We need to work on him 'being handled in the show enviroment' as I'm sure he could have done even better. We are very proud of him, there was lots of tough competition today.


----------



## TiffanyLouise (Jul 23, 2008)

Aww bless him, he is a lovely cat


----------



## Saynamore (Feb 28, 2008)

Excellent Christina, he is coming on in leaps and bounds  What age is he at?


----------



## Sungold-Bengals (Mar 10, 2008)

He's nine months old on the 4th of August.

We're trying to train him up for his adult classes!


----------



## Saynamore (Feb 28, 2008)

Sounds good and ready to me C.!


----------



## Sungold-Bengals (Mar 10, 2008)

Thanks C if we can just teach him to stop trying to wriggle out of the judges hands, we could have a really good chance of a title! 
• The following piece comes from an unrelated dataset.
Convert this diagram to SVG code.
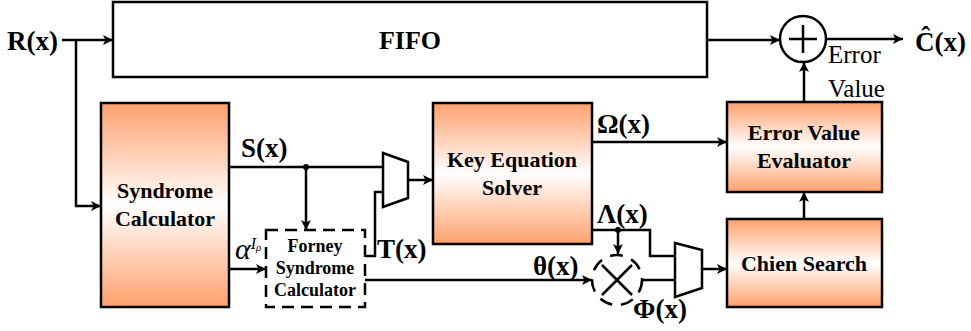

His breeder says it can sometimes take 3 shows before they learn what is expected of them - lets hope so!


----------



## Kay73 (Mar 26, 2008)

Excellent stuff


----------



## staceyscats1 (Feb 17, 2008)

awwww well done hun and congratz  shame we didnt get to say hi Calli was pen 50 lol


----------



## janet001 (Apr 30, 2008)

Well done !! 

Shame we did not meetSellene was pen 24 and Ash was 73 hopfully we will meet next time


----------



## Sungold-Bengals (Mar 10, 2008)

My other half & daughter took Sunny to the show.

I tried to explain to him to look out for people, but he's hopeless!

I just looked through the catalogue saying - 'did you see them? did you see them?'

Well done Janet on Sellene winning her open & side classes.
& Ash's Merit & side class wins!  Lots of rosettes going back to your house!


I did get a pressie though, a Bengal cat Club Brolly!


----------



## earlybird (Aug 2, 2008)

Well done for trying to get him used to it and acknowledging that some cats need work put into them handling wise for the show bench!

Having stewarded for some adult bengals there are plenty of people who should take a leaf out of your book! 

I don't mind handling tricky cats but ones which attack anyone who opens the cage are nono!


----------